Quindi, io la vedo così: la presenza di elementi, anche forti, di individualità al momento della nascita (e, secondo alcuni, addirittura nelle fasi di vita fetale) non solo non impedisce, ma addirittura è fondamentale per la socializzazione. Chi vede solamente il lato individuale dimentica che, dal punto di vista energetico, gli esseri umani sono dei "sistemi aperti". Abbiamo bisogno degli altri, per esistere, fin da quando non c'eravamo neppure (nessuno di noi è in grado di autocrearsi, né di riprodursi da solo).

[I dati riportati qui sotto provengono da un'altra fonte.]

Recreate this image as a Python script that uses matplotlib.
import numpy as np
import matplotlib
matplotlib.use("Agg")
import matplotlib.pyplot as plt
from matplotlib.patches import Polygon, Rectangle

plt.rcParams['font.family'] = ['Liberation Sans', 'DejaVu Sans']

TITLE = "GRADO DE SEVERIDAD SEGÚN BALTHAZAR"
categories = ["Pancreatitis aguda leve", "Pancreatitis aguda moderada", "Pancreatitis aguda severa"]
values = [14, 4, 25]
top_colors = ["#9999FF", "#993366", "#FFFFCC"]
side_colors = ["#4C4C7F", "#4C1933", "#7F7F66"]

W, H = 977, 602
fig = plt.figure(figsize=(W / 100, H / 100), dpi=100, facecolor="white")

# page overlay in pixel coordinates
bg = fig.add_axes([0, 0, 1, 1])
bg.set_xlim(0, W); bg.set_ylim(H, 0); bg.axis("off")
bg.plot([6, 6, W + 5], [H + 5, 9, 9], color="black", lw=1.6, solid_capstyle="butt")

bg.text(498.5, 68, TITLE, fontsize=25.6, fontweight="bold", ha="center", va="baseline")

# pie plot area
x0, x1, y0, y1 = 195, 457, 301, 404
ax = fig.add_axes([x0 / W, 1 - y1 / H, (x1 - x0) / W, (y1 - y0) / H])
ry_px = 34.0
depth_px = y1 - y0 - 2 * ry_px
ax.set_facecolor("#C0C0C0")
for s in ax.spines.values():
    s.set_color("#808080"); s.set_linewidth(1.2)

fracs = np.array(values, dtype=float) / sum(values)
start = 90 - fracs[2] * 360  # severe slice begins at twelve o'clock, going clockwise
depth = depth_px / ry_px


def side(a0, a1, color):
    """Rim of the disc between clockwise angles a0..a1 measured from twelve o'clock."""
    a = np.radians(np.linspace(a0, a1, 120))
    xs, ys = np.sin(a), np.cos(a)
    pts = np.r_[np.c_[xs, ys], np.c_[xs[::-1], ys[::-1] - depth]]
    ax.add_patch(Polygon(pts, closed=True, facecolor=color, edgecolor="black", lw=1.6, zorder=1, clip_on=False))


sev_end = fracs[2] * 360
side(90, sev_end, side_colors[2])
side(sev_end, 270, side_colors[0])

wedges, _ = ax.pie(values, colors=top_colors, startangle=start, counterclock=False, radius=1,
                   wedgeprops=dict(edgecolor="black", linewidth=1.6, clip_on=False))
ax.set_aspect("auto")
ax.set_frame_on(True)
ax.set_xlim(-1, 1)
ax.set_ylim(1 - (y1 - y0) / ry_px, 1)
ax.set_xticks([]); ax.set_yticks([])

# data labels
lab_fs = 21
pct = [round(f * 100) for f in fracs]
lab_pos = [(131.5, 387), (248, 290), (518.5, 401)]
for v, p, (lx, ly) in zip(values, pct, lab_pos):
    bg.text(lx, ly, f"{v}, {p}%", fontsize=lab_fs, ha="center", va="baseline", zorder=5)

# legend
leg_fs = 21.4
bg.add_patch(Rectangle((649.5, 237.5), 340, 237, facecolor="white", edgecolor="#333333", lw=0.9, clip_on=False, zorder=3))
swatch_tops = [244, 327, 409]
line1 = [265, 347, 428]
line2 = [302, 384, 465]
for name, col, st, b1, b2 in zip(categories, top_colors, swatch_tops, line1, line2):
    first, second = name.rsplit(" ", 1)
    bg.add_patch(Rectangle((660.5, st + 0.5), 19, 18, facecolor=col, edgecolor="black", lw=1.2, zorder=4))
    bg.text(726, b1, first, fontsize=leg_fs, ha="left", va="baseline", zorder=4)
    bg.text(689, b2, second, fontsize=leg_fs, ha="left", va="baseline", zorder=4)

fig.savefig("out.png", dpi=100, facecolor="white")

Alla fine, credo che io e te andiamo abbastanza d'accordo, nella nostra visione del (presunto) contrato individuo-comunità

Buona vita

Guglielmo

Re: Il rifiuto della comunità.

Inviato da  Paxtibi il 13/8/2007 10:04:17
Interessante il tema, anche se più che del "rifiuto della comunità" state parlando dell'appartenenza ad una comunità, salvo accennare a certi "individualisti radicali" che tale appartenenza rifiuterebbero.

Ma chi sarebbero questi irriducibili antisociali? Avete in mente qualcuno in particolare, le cui idee rispecchino tale rifiuto?

Implica il tener conto che esiste una "società", ma saper decidere anche senza e contro di essa, quando lo si ritiene opportuno.

Questa frase esprime un "rifiuto della comunità?"